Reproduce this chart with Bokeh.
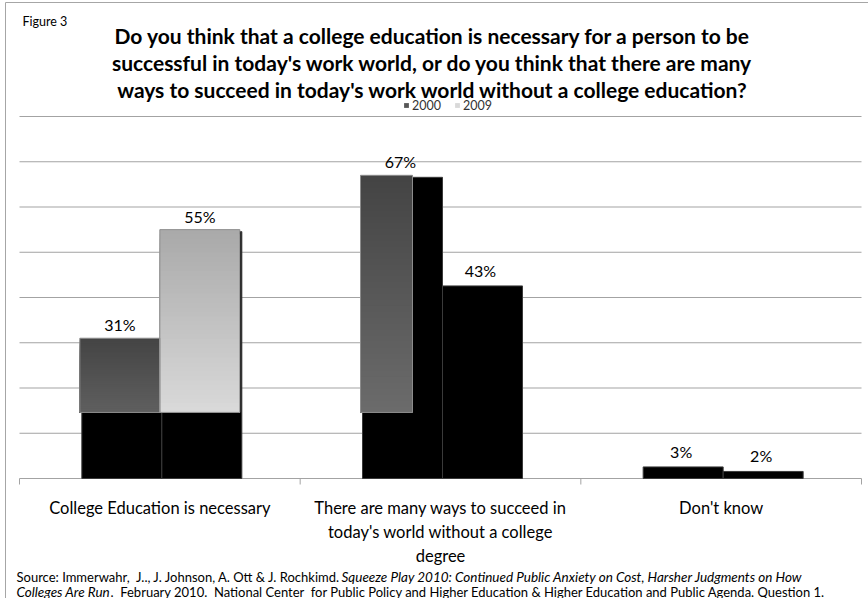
import numpy as np
from bokeh.plotting import figure
from bokeh.models import (Range1d, Label, LabelSet, ColumnDataSource, Legend, LegendItem)
from bokeh.core.properties import value
from bokeh.embed import file_html
from bokeh.resources import INLINE

# ---------------- data ----------------
figure_tag = "Figure 3"
title_lines = [
    "Do you think that a college education is necessary for a person to be",
    "successful in today's work world, or do you think that there are many",
    "ways to succeed in today's work world without a college education?",
]
categories = [
    "College Education is necessary",
    "There are many ways to succeed in today's world without a college degree",
    "Don't know",
]
category_lines = [
    ["College Education is necessary"],
    ["There are many ways to succeed in", "today's world without a college", "degree"],
    ["Don't know"],
]
series_names = ["2000", "2009"]
pct_2000 = [31, 67, 3]
pct_2009 = [55, 43, 2]
y_ticks = [0, 10, 20, 30, 40, 50, 60, 70, 80]
source_line1 = [
    ("Source: Immerwahr,\u00a0 J.., J. Johnson, A. Ott & J. Rochkimd.", "normal"),
    ("Squeeze Play 2010: Continued Public Anxiety on Cost, Harsher Judgments on How", "italic"),
]
source_line2 = [
    ("Colleges Are Run", "italic"),
    (".\u00a0 February 2010.\u00a0 National Center\u00a0 for Public Policy and Higher Education & Higher Education and Public Agenda. Question 1.", "normal"),
]

# ---------------- layout (pixel positions of the plot area) ----------------
W, H = 868, 598
PL, PR, PT, PB = 19, 861, 116, 478      # plot area edges in pixels
XMAX, YMAX = 3.0, 80.0
XPX, YPX = (PR - PL) / XMAX, (PB - PT) / YMAX
FONT = "Lato"
GRID = "#a3a3a3"


def dx(px):  # pixel x -> data x
    return (px - PL) / XPX


def dy(py):  # pixel y (from top) -> data y
    return (PB - py) / YPX


p = figure(width=W, height=H, output_backend="svg", toolbar_location=None,
           x_range=Range1d(dx(0), dx(W)), y_range=Range1d(dy(H), dy(0)),
           min_border=0)
p.outline_line_color = None
p.background_fill_color = "white"
p.border_fill_color = "white"
p.xaxis.visible = False
p.yaxis.visible = False
p.xgrid.visible = False
p.ygrid.visible = False

# horizontal gridlines over the plot area (the 0 line is the category axis)
p.segment(x0=0, x1=XMAX, y0=y_ticks, y1=y_ticks, line_color=GRID, line_width=1)

# outer chart border (top and left edges visible in the original)
p.segment(x0=[dx(5), dx(5)], y0=[dy(2), dy(2)], x1=[dx(W), dx(5)], y1=[dy(2), dy(H)],
          line_color="#a6a6a6", line_width=1)

# category separator ticks
ncat = len(categories)
tick_x = list(range(ncat + 1))
p.segment(x0=tick_x, x1=tick_x, y0=0, y1=-6 / YPX, line_color=GRID, line_width=1)

bar_w = 80 / XPX
centers = np.arange(ncat) + 0.5
series_vals = [np.array(pct_2000, float), np.array(pct_2009, float)]
series_x = [centers - bar_w / 2, centers + bar_w / 2]

# black "shadow" bars (as rendered in the original)
sdx, sdy = 2 / XPX, 2 / YPX
for xs, vals in zip(series_x, series_vals):
    p.vbar(x=xs + sdx, top=vals - sdy, bottom=0, width=bar_w,
           fill_color="black", line_color="#3a3a3a", line_width=1)

# gradient faces for the bars that show them
floor_level = 14.6
overlays = [  # (series index, category index, width fraction, top colour, base colour)
    (0, 0, 1.0, (0x44, 0x44, 0x44), (0x77, 0x77, 0x77)),
    (1, 0, 1.0, (0xa9, 0xa9, 0xa9), (0xeb, 0xeb, 0xeb)),
    (0, 1, 0.65, (0x44, 0x44, 0x44), (0x77, 0x77, 0x77)),
]
nb = 40
bx, bw, bt, bc = [], [], [], []
ox, ow, ot = [], [], []
for si, ci, wf, ctop, cbase in overlays:
    v = series_vals[si][ci]
    left = series_x[si][ci] - bar_w / 2
    w = bar_w * wf
    xc = left + w / 2
    for k in range(nb, 0, -1):  # tallest first, shorter ones painted on top
        b1 = floor_level + (v - floor_level) * k / nb
        b0 = floor_level + (v - floor_level) * (k - 1) / nb
        t = ((b0 + b1) / 2) / v
        col = tuple(int(round(cb + (ct - cb) * t)) for ct, cb in zip(ctop, cbase))
        bx.append(xc); bw.append(w); bt.append(b1)
        bc.append("#%02x%02x%02x" % col)
    ox.append(xc); ow.append(w); ot.append(v)
bands = p.vbar(x=bx, width=bw, bottom=floor_level, top=bt, fill_color=bc, line_color=None)
p.vbar(x=ox, width=ow, bottom=floor_level, top=ot, fill_color=None,
       line_color="#8c8c8c", line_width=1)

# legend: keys taken from the gradient faces of each series
legend = Legend(items=[LegendItem(label=series_names[0], renderers=[bands], index=nb - 12),
                       LegendItem(label=series_names[1], renderers=[bands], index=2 * nb - 1)],
                orientation="horizontal", location=(403, H - 115),
                glyph_width=6, glyph_height=6, label_standoff=3, spacing=13,
                padding=0, margin=0, border_line_color=None, background_fill_alpha=0,
                label_text_font=FONT, label_text_font_size="12.5px",
                label_text_color="#333333", label_height=20)
p.add_layout(legend, "center")

# value labels
lab_x, lab_y, lab_t = [], [], []
for xs, vals in zip(series_x, series_vals):
    for x, v in zip(xs, vals):
        lab_x.append(x); lab_y.append(v + 13.5 / YPX); lab_t.append("%d%%" % v)
p.add_layout(LabelSet(x="x", y="y", text="t",
                      source=ColumnDataSource(dict(x=lab_x, y=lab_y, t=lab_t)),
                      text_align="center", text_baseline="middle",
                      text_font=value(FONT), text_font_size="16px", text_color="black"))

# category labels
cat_line_y = [507, 531, 555]
for c, lines in zip(centers, category_lines):
    for j, line in enumerate(lines):
        p.add_layout(Label(x=c, y=dy(cat_line_y[j]), text=line, text_align="center",
                           text_baseline="middle", text_font=FONT, text_font_size="16.5px",
                           text_color="black"))

# title
p.add_layout(Label(x=dx(22), y=dy(21), text=figure_tag, text_align="left",
                   text_baseline="middle", text_font=FONT, text_font_size="12.5px",
                   text_color="black"))
for j, line in enumerate(title_lines):
    p.add_layout(Label(x=dx(432), y=dy(35 + 27 * j), text=line, text_align="center",
                       text_baseline="middle", text_font=FONT, text_font_size="21px",
                       text_font_style="bold", text_color="black"))

# source
src_rows = [(source_line1, 576, [16, 341]), (source_line2, 591, [16, 110])]
for segs, yy, xs in src_rows:
    for (txt, style), x0 in zip(segs, xs):
        p.add_layout(Label(x=dx(x0), y=dy(yy), text=txt, text_align="left",
                           text_baseline="middle", text_font=FONT,
                           text_font_size="13.5px" if style == "italic" else "13px",
                           text_font_style=style, text_color="black"))

open("out.html", "w").write(file_html(p, INLINE))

^^^^^^^^^^^^^^^^

WHAT YOU NEED TO DO ▸
Go from the first line of the listing to the line holding "from bokeh.resources import INLINE" and, please, transcribe those lines exactly, both included, with no pictures.

EXERCISE RESPONSE ▸
Reproduce this chart with Bokeh.
import numpy as np
from bokeh.plotting import figure
from bokeh.models import (Range1d, Label, LabelSet, ColumnDataSource, Legend, LegendItem)
from bokeh.core.properties import value
from bokeh.embed import file_html
from bokeh.resources import INLINE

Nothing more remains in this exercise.